Q: How can the inmates move about so freely? Especially Burrows, a condemned man?
A: Some prisons do allow for an open time during the day where cell doors are open and these guys can walk out along the tier and share cigarettes. ... Death-row inmates working on PI [prison industries] probably is not a common occurrence. However, some of these guys are on death row 15, 20 years. They're not asked to sit in their cell 24 hours a day.
Q: Michael Scofield seems closer to the edge, psychologically, no?
A: He had a rough, very difficult childhood, and it definitely affected the person he is today. Over the next few episodes, we learn a lot about Michael Scofield's family background and his relationship with his brother.
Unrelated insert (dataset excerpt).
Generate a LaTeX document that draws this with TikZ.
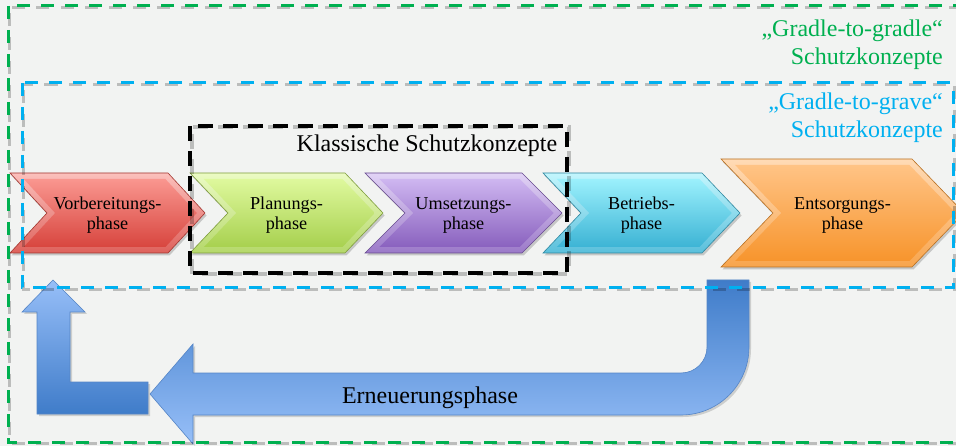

Q: Will we see Abruzzi again?
A: Possibly.
Q: Will we ever see them on the outside?
A: This break in the season shouldn't leave the viewers to think that anything with respect to the structure of this show changes. When we come back, we pick up with the same exact excitement. What happens to these guys when they are in a room and find the pipe had been replaced, and there's a guard who has heard them? I can assure the fans that the writers are not going to let them down.
Q: If the inmates did break out, what would happen to characters like the doctor and the warden?
A: We know where the show's going through Season 4, and we have ideas through Season 5. We spent the first few days after Thanksgiving breaking out details for the end of [several] episodes of Season 2 and doing the story arcs for Season 3 in great detail. We know exactly where it's going.